→ **GIVEN TASK**
Extract each line of the material that follows exactly and omit its pictures.
◆ ◆ ◆ ◆ ◆ ◆ ◆
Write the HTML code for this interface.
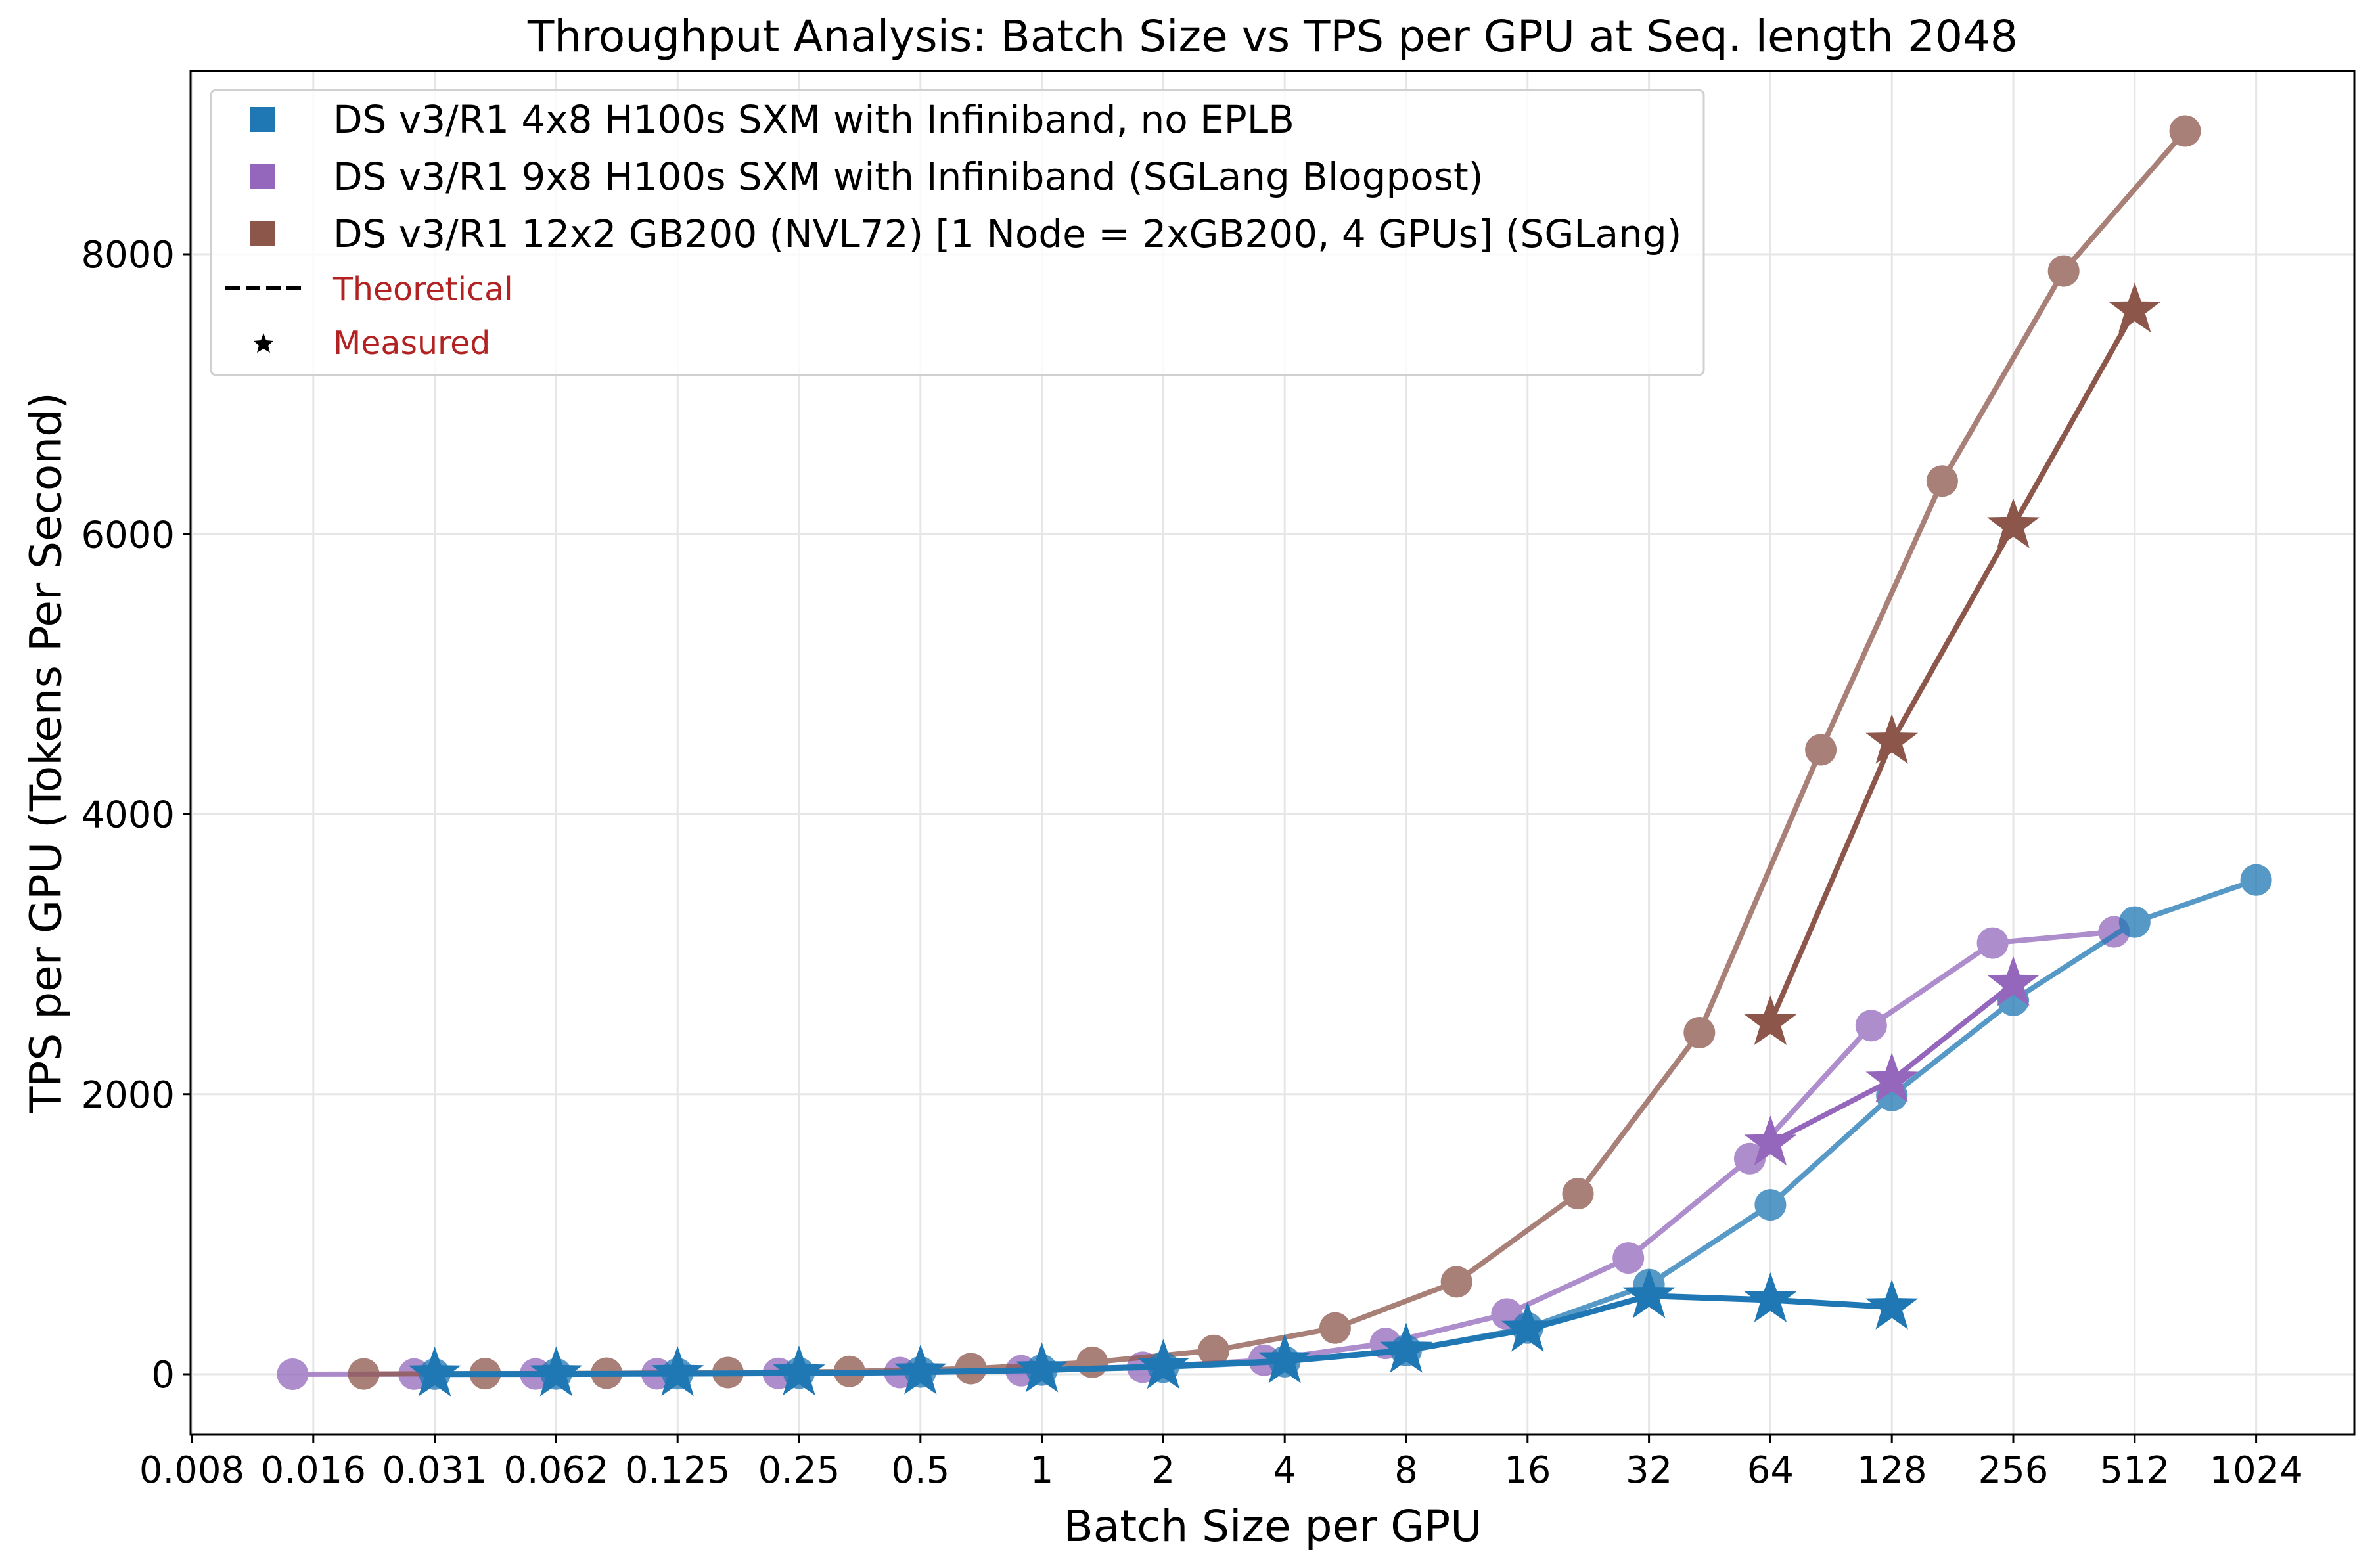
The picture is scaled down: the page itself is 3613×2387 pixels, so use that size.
<!DOCTYPE html>
<html><head><meta charset="utf-8"><style>
html,body{margin:0;padding:0;background:#fff;}
svg{display:block;font-family:"DejaVu Sans","Liberation Sans",sans-serif;}
</style></head><body>
<svg id="chart" width="3613" height="2387" viewBox="0 0 3613 2387" xmlns="http://www.w3.org/2000/svg">
<rect width="3613" height="2387" fill="#fff"/>
<g id="grid"></g>
<g id="axes"></g>
<g id="series"></g>
<text x="1937" y="78" font-size="66" text-anchor="middle">Throughput Analysis: Batch Size vs TPS per GPU at Seq. length 2048</text>
<text x="1937" y="2346" font-size="66" text-anchor="middle">Batch Size per GPU</text>
<text transform="translate(70,1146) rotate(-90)" font-size="66" text-anchor="middle" dominant-baseline="central">TPS per GPU (Tokens Per Second)</text>
<g>
<rect x="321" y="137" width="2272" height="434" rx="8" fill="#fff" fill-opacity="0.8" stroke="#d0d0d0" stroke-width="3"/>
<rect x="381" y="163" width="38" height="38" fill="#1f77b4"/>
<text x="507" y="202" font-size="58">DS v3/R1 4x8 H100s SXM with Infiniband, no EPLB</text>
<rect x="381" y="250" width="38" height="38" fill="#9467bd"/>
<text x="507" y="289" font-size="58">DS v3/R1 9x8 H100s SXM with Infiniband (SGLang Blogpost)</text>
<rect x="381" y="337" width="38" height="38" fill="#8c564b"/>
<text x="507" y="376" font-size="58">DS v3/R1 12x2 GB200 (NVL72) [1 Node = 2xGB200, 4 GPUs] (SGLang)</text>
<line x1="343" y1="439" x2="460" y2="439" stroke="#000" stroke-width="6" stroke-dasharray="22,9"/>
<text x="507" y="457" font-size="49" fill="#b22222">Theoretical</text>
<polygon points="401,507 405,518 416,519 408,526 411,537 401,531 391,537 394,526 386,519 397,518" fill="#000"/>
<text x="507" y="539" font-size="49" fill="#b22222">Measured</text>
</g>
</svg>
<script>
const blueX = [1/32,1/16,1/8,1/4,1/2,1,2,4,8,16,32,64,128,256,512,1024];
const blueTheo = [1,2,4,8,16,30,50,90,170,330,640,1210,1990,2670,3230,3530];
const blueStarX = [1/32,1/16,1/8,1/4,1/2,1,2,4,8,16,32,64,128];
const blueMeas = [1,2,4,8,15,30,55,95,170,320,560,530,480];
const purpleX = [1,2,4,8,16,32,64,128,256,512,1024,2048,4096,8192,16384,32768].map(v=>v/72);
const purpleTheo = [0,1,2,3,6,12,25,50,100,220,430,830,1540,2490,3080,3160];
const purpleStarX = [64,128,256];
const purpleMeas = [1650,2100,2790];
const brownX = [1,2,4,8,16,32,64,128,256,512,1024,2048,4096,8192,16384,32768].map(v=>v/48);
const brownTheo = [2,4,7,12,20,40,85,170,330,660,1290,2440,4460,6380,7880,8880];
const brownStarX = [64,128,256,512];
const brownMeas = [2510,4520,6060,7600];
const xTicks = [0.0078125,0.015625,0.03125,0.0625,0.125,0.25,0.5,1,2,4,8,16,32,64,128,256,512,1024];
const xTickLabels = ["0.008","0.016","0.031","0.062","0.125","0.25","0.5","1","2","4","8","16","32","64","128","256","512","1024"];
const yTicks = [0,2000,4000,6000,8000];

const L=290,R=3583,T=108,B=2184;
const ns="http://www.w3.org/2000/svg";
function X(v){return 292+(Math.log2(v)+7)*184.8;}
function Y(v){return 2092-v*(2092-387)/8000;}
function mk(tag,attrs,parent){const e=document.createElementNS(ns,tag);for(const k in attrs)e.setAttribute(k,attrs[k]);parent.appendChild(e);return e;}
const grid=document.getElementById('grid'),axes=document.getElementById('axes'),ser=document.getElementById('series');
xTicks.forEach((t,i)=>{
  const x=X(t);
  const g=mk('line',{x1:x,x2:x,y1:T,y2:B,stroke:'#e6e6e6','stroke-width':3},grid);
  
  
  mk('line',{x1:x,x2:x,y1:B,y2:B+12,stroke:'#000','stroke-width':3},axes);
  const tx=mk('text',{x:x,y:B+73,'font-size':56,'text-anchor':'middle'},axes);
  tx.textContent=xTickLabels[i];
  
  
});
yTicks.forEach(t=>{
  const y=Y(t);
  const g=mk('line',{x1:L,x2:R,y1:y,y2:y,stroke:'#e6e6e6','stroke-width':3},grid);
  
  
  mk('line',{x1:L-12,x2:L,y1:y,y2:y,stroke:'#000','stroke-width':3},axes);
  const tx=mk('text',{x:L-24,y:y+20,'font-size':56,'text-anchor':'end'},axes);
  tx.textContent=String(t);
  
  
});
const frame=mk('rect',{x:L,y:T,width:R-L,height:B-T,fill:'none',stroke:'#000','stroke-width':3},axes);



function star(cx,cy,r){let p=[];for(let i=0;i<10;i++){const a=-Math.PI/2+i*Math.PI/5;const rr=i%2?r*0.4:r;p.push((cx+rr*Math.cos(a)).toFixed(1)+','+(cy+rr*Math.sin(a)).toFixed(1));}return p.join(' ');}
function circleSeries(xs,ys,color,name){
  const g=mk('g',{opacity:0.75},ser);
  
  
  const pts=xs.map((x,i)=>X(x)+','+Y(ys[i])).join(' ');
  mk('polyline',{points:pts,fill:'none',stroke:color,'stroke-width':8,'stroke-linejoin':'round'},g);
  xs.forEach((x,i)=>{
    const c=mk('circle',{cx:X(x),cy:Y(ys[i]),r:24,fill:color},g);
    
    
  });
}
function starSeries(xs,ys,color,name,w){
  const g=mk('g',{},ser);
  
  
  const pts=xs.map((x,i)=>X(x)+','+Y(ys[i])).join(' ');
  mk('polyline',{points:pts,fill:'none',stroke:color,'stroke-width':w,'stroke-linejoin':'round'},g);
  xs.forEach((x,i)=>{
    const s=mk('polygon',{points:star(X(x),Y(ys[i]),42),fill:color},g);
    
    
  });
}
circleSeries(purpleX,purpleTheo,'#9467bd','purple-theoretical');
circleSeries(brownX,brownTheo,'#8c564b','brown-theoretical');
circleSeries(blueX,blueTheo,'#1f77b4','blue-theoretical');
starSeries(brownStarX,brownMeas,'#8c564b','brown-measured',8);
starSeries(purpleStarX,purpleMeas,'#9467bd','purple-measured',8);
starSeries(blueStarX,blueMeas,'#1f77b4','blue-measured',9);
</script>
</body></html>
◆ ◆ ◆ ◆ ◆ ◆ ◆
→ **OUTPUT OF THE TASK**
Write the HTML code for this interface.
The picture is scaled down: the page itself is 3613×2387 pixels, so use that size.
<!DOCTYPE html>
<html><head><meta charset="utf-8"><style>
html,body{margin:0;padding:0;background:#fff;}
svg{display:block;font-family:"DejaVu Sans","Liberation Sans",sans-serif;}
</style></head><body>
<svg id="chart" width="3613" height="2387" viewBox="0 0 3613 2387" xmlns="http://www.w3.org/2000/svg">
<rect width="3613" height="2387" fill="#fff"/>
<g id="grid"></g>
<g id="axes"></g>
<g id="series"></g>
<text x="1937" y="78" font-size="66" text-anchor="middle">Throughput Analysis: Batch Size vs TPS per GPU at Seq. length 2048</text>
<text x="1937" y="2346" font-size="66" text-anchor="middle">Batch Size per GPU</text>
<text transform="translate(70,1146) rotate(-90)" font-size="66" text-anchor="middle" dominant-baseline="central">TPS per GPU (Tokens Per Second)</text>
<g>
<rect x="321" y="137" width="2272" height="434" rx="8" fill="#fff" fill-opacity="0.8" stroke="#d0d0d0" stroke-width="3"/>
<rect x="381" y="163" width="38" height="38" fill="#1f77b4"/>
<text x="507" y="202" font-size="58">DS v3/R1 4x8 H100s SXM with Infiniband, no EPLB</text>
<rect x="381" y="250" width="38" height="38" fill="#9467bd"/>
<text x="507" y="289" font-size="58">DS v3/R1 9x8 H100s SXM with Infiniband (SGLang Blogpost)</text>
<rect x="381" y="337" width="38" height="38" fill="#8c564b"/>
<text x="507" y="376" font-size="58">DS v3/R1 12x2 GB200 (NVL72) [1 Node = 2xGB200, 4 GPUs] (SGLang)</text>
<line x1="343" y1="439" x2="460" y2="439" stroke="#000" stroke-width="6" stroke-dasharray="22,9"/>
<text x="507" y="457" font-size="49" fill="#b22222">Theoretical</text>
<polygon points="401,507 405,518 416,519 408,526 411,537 401,531 391,537 394,526 386,519 397,518" fill="#000"/>
<text x="507" y="539" font-size="49" fill="#b22222">Measured</text>
</g>
</svg>
<script>
const blueX = [1/32,1/16,1/8,1/4,1/2,1,2,4,8,16,32,64,128,256,512,1024];
const blueTheo = [1,2,4,8,16,30,50,90,170,330,640,1210,1990,2670,3230,3530];
const blueStarX = [1/32,1/16,1/8,1/4,1/2,1,2,4,8,16,32,64,128];
const blueMeas = [1,2,4,8,15,30,55,95,170,320,560,530,480];
const purpleX = [1,2,4,8,16,32,64,128,256,512,1024,2048,4096,8192,16384,32768].map(v=>v/72);
const purpleTheo = [0,1,2,3,6,12,25,50,100,220,430,830,1540,2490,3080,3160];
const purpleStarX = [64,128,256];
const purpleMeas = [1650,2100,2790];
const brownX = [1,2,4,8,16,32,64,128,256,512,1024,2048,4096,8192,16384,32768].map(v=>v/48);
const brownTheo = [2,4,7,12,20,40,85,170,330,660,1290,2440,4460,6380,7880,8880];
const brownStarX = [64,128,256,512];
const brownMeas = [2510,4520,6060,7600];
const xTicks = [0.0078125,0.015625,0.03125,0.0625,0.125,0.25,0.5,1,2,4,8,16,32,64,128,256,512,1024];
const xTickLabels = ["0.008","0.016","0.031","0.062","0.125","0.25","0.5","1","2","4","8","16","32","64","128","256","512","1024"];
const yTicks = [0,2000,4000,6000,8000];

const L=290,R=3583,T=108,B=2184;
const ns="http://www.w3.org/2000/svg";
function X(v){return 292+(Math.log2(v)+7)*184.8;}
function Y(v){return 2092-v*(2092-387)/8000;}
function mk(tag,attrs,parent){const e=document.createElementNS(ns,tag);for(const k in attrs)e.setAttribute(k,attrs[k]);parent.appendChild(e);return e;}
const grid=document.getElementById('grid'),axes=document.getElementById('axes'),ser=document.getElementById('series');
xTicks.forEach((t,i)=>{
  const x=X(t);
  const g=mk('line',{x1:x,x2:x,y1:T,y2:B,stroke:'#e6e6e6','stroke-width':3},grid);
  
  
  mk('line',{x1:x,x2:x,y1:B,y2:B+12,stroke:'#000','stroke-width':3},axes);
  const tx=mk('text',{x:x,y:B+73,'font-size':56,'text-anchor':'middle'},axes);
  tx.textContent=xTickLabels[i];
  
  
});
yTicks.forEach(t=>{
  const y=Y(t);
  const g=mk('line',{x1:L,x2:R,y1:y,y2:y,stroke:'#e6e6e6','stroke-width':3},grid);
  
  
  mk('line',{x1:L-12,x2:L,y1:y,y2:y,stroke:'#000','stroke-width':3},axes);
  const tx=mk('text',{x:L-24,y:y+20,'font-size':56,'text-anchor':'end'},axes);
  tx.textContent=String(t);
  
  
});
const frame=mk('rect',{x:L,y:T,width:R-L,height:B-T,fill:'none',stroke:'#000','stroke-width':3},axes);



function star(cx,cy,r){let p=[];for(let i=0;i<10;i++){const a=-Math.PI/2+i*Math.PI/5;const rr=i%2?r*0.4:r;p.push((cx+rr*Math.cos(a)).toFixed(1)+','+(cy+rr*Math.sin(a)).toFixed(1));}return p.join(' ');}
function circleSeries(xs,ys,color,name){
  const g=mk('g',{opacity:0.75},ser);
  
  
  const pts=xs.map((x,i)=>X(x)+','+Y(ys[i])).join(' ');
  mk('polyline',{points:pts,fill:'none',stroke:color,'stroke-width':8,'stroke-linejoin':'round'},g);
  xs.forEach((x,i)=>{
    const c=mk('circle',{cx:X(x),cy:Y(ys[i]),r:24,fill:color},g);
    
    
  });
}
function starSeries(xs,ys,color,name,w){
  const g=mk('g',{},ser);
  
  
  const pts=xs.map((x,i)=>X(x)+','+Y(ys[i])).join(' ');
  mk('polyline',{points:pts,fill:'none',stroke:color,'stroke-width':w,'stroke-linejoin':'round'},g);
  xs.forEach((x,i)=>{
    const s=mk('polygon',{points:star(X(x),Y(ys[i]),42),fill:color},g);
    
    
  });
}
circleSeries(purpleX,purpleTheo,'#9467bd','purple-theoretical');
circleSeries(brownX,brownTheo,'#8c564b','brown-theoretical');
circleSeries(blueX,blueTheo,'#1f77b4','blue-theoretical');
starSeries(brownStarX,brownMeas,'#8c564b','brown-measured',8);
starSeries(purpleStarX,purpleMeas,'#9467bd','purple-measured',8);
starSeries(blueStarX,blueMeas,'#1f77b4','blue-measured',9);
</script>
</body></html>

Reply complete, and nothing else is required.